In 1998, he received the prestigious Nordic Council Music Prize for his Concerto for Clarinet and Orchestra. His orchestral work Act (2004) and his ensemble work The Age of Wire and String (2005) have received dozens of performances around the world, while his percussion concerto das war schön! (2006) and the immensely powerful Strange News (2007) for narrator and orchestra have received unanimous critical acclaim.

For the 2006/7 concert season Wallin was the first ever composer in residence with the Oslo Philharmonic Orchestra, who also recorded a CD on the Ondine label, and performed Act across Europe. In addition to his many orchestral and chamber works, Wallin has composed a large number of mixed media works (notably the popular performance works Scratch for balloon and Yo for computer and controller suit), installations (such as Feelings, where participants get to hear the sound of their own brainwaves), and created electroacoustic music for several of Norway’s foremost contemporary dance groups, choreographers and visual artists. His dance work Urban Bestiary (2008) was the first work performed in the new Opera House in Oslo when it opened in April 2008.

Most recently, Wallin has been composing orchestral. In 2010 he wrote a 30-minute work Manyworlds (which has subsequently been developed into a 3D project with video artist Boya Bøckman) and also a Trumpet Concerto, Fisher King, for the soloist Håkan Hardenberger. His first opera, will be premiered at the Oslo Opera House in 2016.

Rolf Wallin is one of the most important Scandinavian composers of his generation.

His music is published exclusively by Chester Music Limited.
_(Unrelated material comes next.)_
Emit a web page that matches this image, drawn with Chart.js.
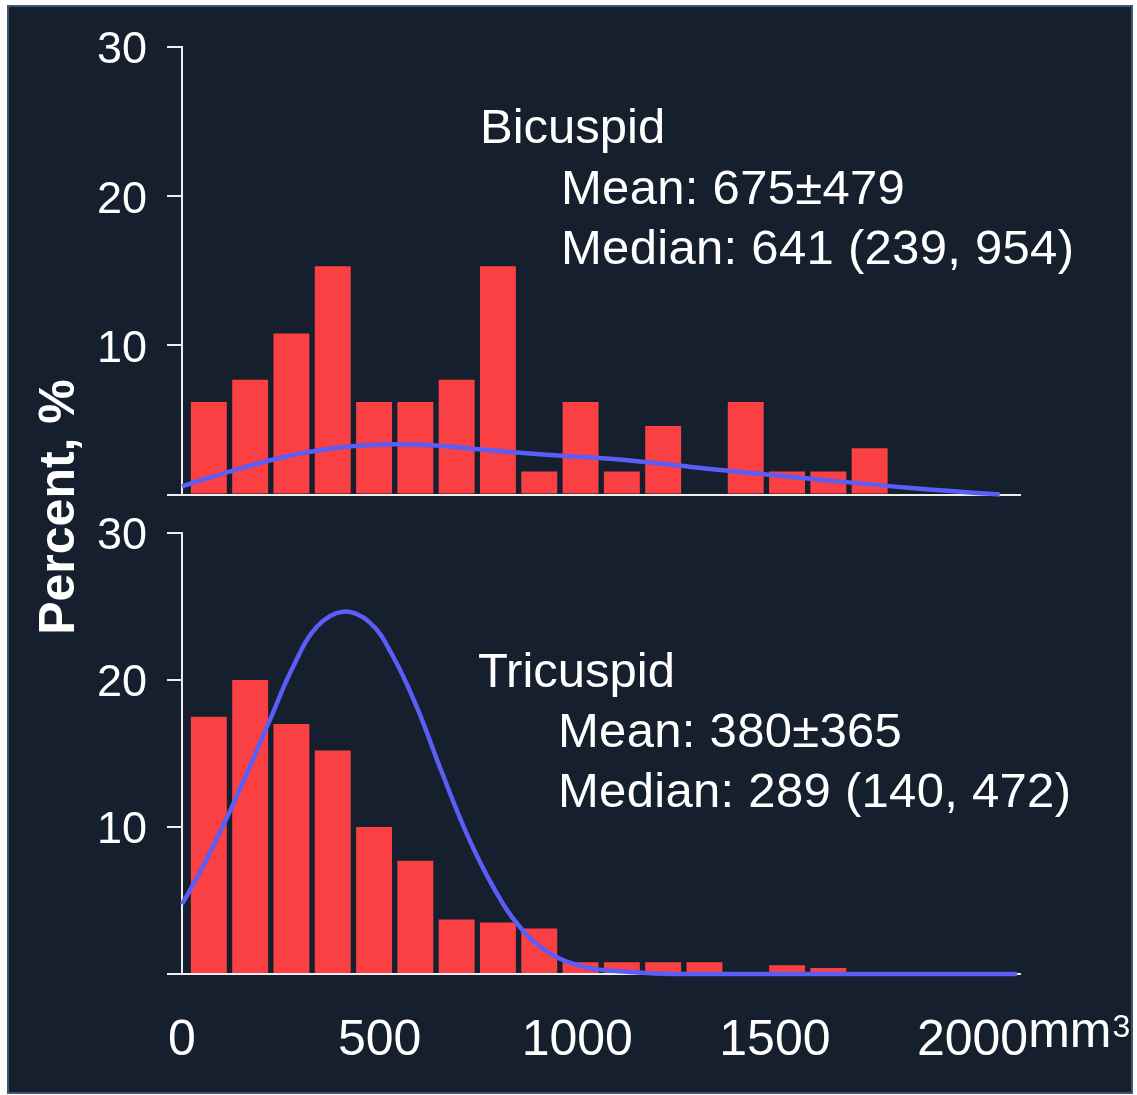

Major works: Id for orchestra (1981), Toccata for Brass Ensemble (1983), So Far Unchanged for mixed choir and tape (1985), The Road between Water and Thirst for tape (1987), Concerto for Timpani and Orchestra (1988), Mannen som fant en hestesko, live electroacoustic music for contemporary dance group (1989), Onda di ghiaccio for chamber orchestra (1989), Strøk for tape (1989), Chi for orchestra (1991), ning for oboe/English horn, violin, viola and cello (1991), Too Much of a Good Thing for six electric guitars and three percussionists (1993), Three Poems by Rainer Maria Rilke for soprano and piano (1994; also versions for mezzo-soprano and piano, soprano and orchestra, 2007), Boyl for chamber orchestra (1995), Concerto for Clarinet and Orchestra (1996), Northern Lights for tape (1996), Ground for cello and 18 strings (1996), The Solitary Shame Announced by a Piano, electroacoustic music for contemporary dance group (1997), Tides for six percussionists and orchestra (1998), Stream for cello (1999), LautLeben, radio opera for female voice and four-track tape (1999), Phonotope 1 for string quartet and computer (2000), Seven Imperatives for piano (2000; version for accordion, 2008), Appearances for chamber orchestra (2002), Act for large orchestra (2004), Four Places Including Sjoa and Sjåk, electroacoustic music for contemporary dance group (2004), The Age of Wire and String for flute, clarinet, piano, violin, viola and cello (2005), Das war schön! for solo percussion and orchestra (2006), Strange News for actor, orchestra or ensemble, surround sound and video (2007), Urban Bestiary, ballet music for string orchestra and surround sound (2008), Under City Skin for viola, string orchestra and surround sound (2009), Curiosity Cabinet for string quartet (2009), Manyworlds for orchestra (2010), Sway for violin, viola and cello (2010), Fisher King, concerto for trumpet and orchestra (2011), Glacial Speed for trumpet and orchestra (2011), Realismos aágicos for marimba (2014).